The foreign secretary is a senior official within the Ministry of Foreign Affairs and International Cooperation of the Co-operative Republic of Guyana. In the organisational structure, the foreign secretary ranks below the minister.

==History==
The first foreign secretary was Carl Greenidge.
Appointed to serve as Minister of Foreign Affairs and International Cooperation in the cabinet of President David Granger in 2015,
Greenidge was forced to resign his seat in the National Assembly (and, as a consequence, his ministerial role) in April 2019 following a decision by Chief Justice Roxane George-Wiltshire, handed down on 31 January 2019 and later upheld on appeal, that ruled holders of dual nationality were ineligible to serve as members of parliament. (Note: At the time Greenidge was a citizen of both Guyana and the United Kingdom; he renounced his British nationality in October 2019 with a view to standing in the 2020 election.)
The Ministry of the Presidency announced his appointment as foreign secretary on 14 May 2019 following the creation of the position.
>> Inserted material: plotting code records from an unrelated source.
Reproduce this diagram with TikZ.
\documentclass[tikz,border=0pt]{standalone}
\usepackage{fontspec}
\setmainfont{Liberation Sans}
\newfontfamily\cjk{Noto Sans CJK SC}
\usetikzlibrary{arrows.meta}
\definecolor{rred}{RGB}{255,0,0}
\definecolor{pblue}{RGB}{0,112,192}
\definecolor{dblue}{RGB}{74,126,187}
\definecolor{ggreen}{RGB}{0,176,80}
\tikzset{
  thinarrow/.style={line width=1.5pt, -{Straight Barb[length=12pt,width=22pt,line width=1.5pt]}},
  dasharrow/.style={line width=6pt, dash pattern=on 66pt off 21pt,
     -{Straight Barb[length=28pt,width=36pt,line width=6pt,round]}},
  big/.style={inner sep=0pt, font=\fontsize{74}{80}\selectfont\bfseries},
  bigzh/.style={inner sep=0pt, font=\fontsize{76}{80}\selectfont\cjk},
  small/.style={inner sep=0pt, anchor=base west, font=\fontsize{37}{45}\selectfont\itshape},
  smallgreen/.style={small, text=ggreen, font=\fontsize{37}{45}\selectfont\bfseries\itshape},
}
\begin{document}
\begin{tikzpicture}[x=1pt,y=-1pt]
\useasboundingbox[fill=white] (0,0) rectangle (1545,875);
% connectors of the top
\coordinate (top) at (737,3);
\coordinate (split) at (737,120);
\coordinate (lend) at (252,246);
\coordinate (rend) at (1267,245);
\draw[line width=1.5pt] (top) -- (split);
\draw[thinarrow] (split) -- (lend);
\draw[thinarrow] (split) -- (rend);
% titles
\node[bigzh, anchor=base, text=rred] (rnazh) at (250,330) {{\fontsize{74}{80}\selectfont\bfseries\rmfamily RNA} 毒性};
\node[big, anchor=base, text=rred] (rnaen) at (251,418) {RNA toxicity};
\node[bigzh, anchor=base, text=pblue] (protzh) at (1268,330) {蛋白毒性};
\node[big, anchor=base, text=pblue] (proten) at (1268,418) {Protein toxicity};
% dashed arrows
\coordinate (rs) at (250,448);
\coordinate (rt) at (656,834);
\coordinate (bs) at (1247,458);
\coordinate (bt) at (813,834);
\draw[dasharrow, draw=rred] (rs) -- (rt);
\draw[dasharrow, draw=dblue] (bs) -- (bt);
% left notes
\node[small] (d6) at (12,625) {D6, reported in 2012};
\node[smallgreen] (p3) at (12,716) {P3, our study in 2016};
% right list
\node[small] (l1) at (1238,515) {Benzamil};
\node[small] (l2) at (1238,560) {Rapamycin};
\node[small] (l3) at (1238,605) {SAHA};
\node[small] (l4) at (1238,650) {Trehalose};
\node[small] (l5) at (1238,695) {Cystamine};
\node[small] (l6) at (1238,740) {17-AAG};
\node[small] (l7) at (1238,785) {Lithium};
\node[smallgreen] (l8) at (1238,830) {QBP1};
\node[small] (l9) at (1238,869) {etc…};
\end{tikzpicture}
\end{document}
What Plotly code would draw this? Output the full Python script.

While supporting Greenidge's return to the Ministry of Foreign Affairs, particularly his responsibility for the border dispute with Venezuela, former president and Leader of the Opposition Bharrat Jagdeo criticised the creation of the foreign secretary position and the scope of its portfolio. "So what is the portfolio of the minister?" he asked. He also questioned the terminology chosen for the post: "In the UK, the Foreign Secretary is the minister. What happens to the minister... and what happens to the Director General?"

Despite those objections, following the 2020 general election, which saw Jagdeo's People's Progressive Party/Civic returned to power,
the position of foreign secretary was maintained by the new government.
The second holder of the office, Robert Persaud, was appointed by Foreign Minister Hugh Todd on 17 August 2020.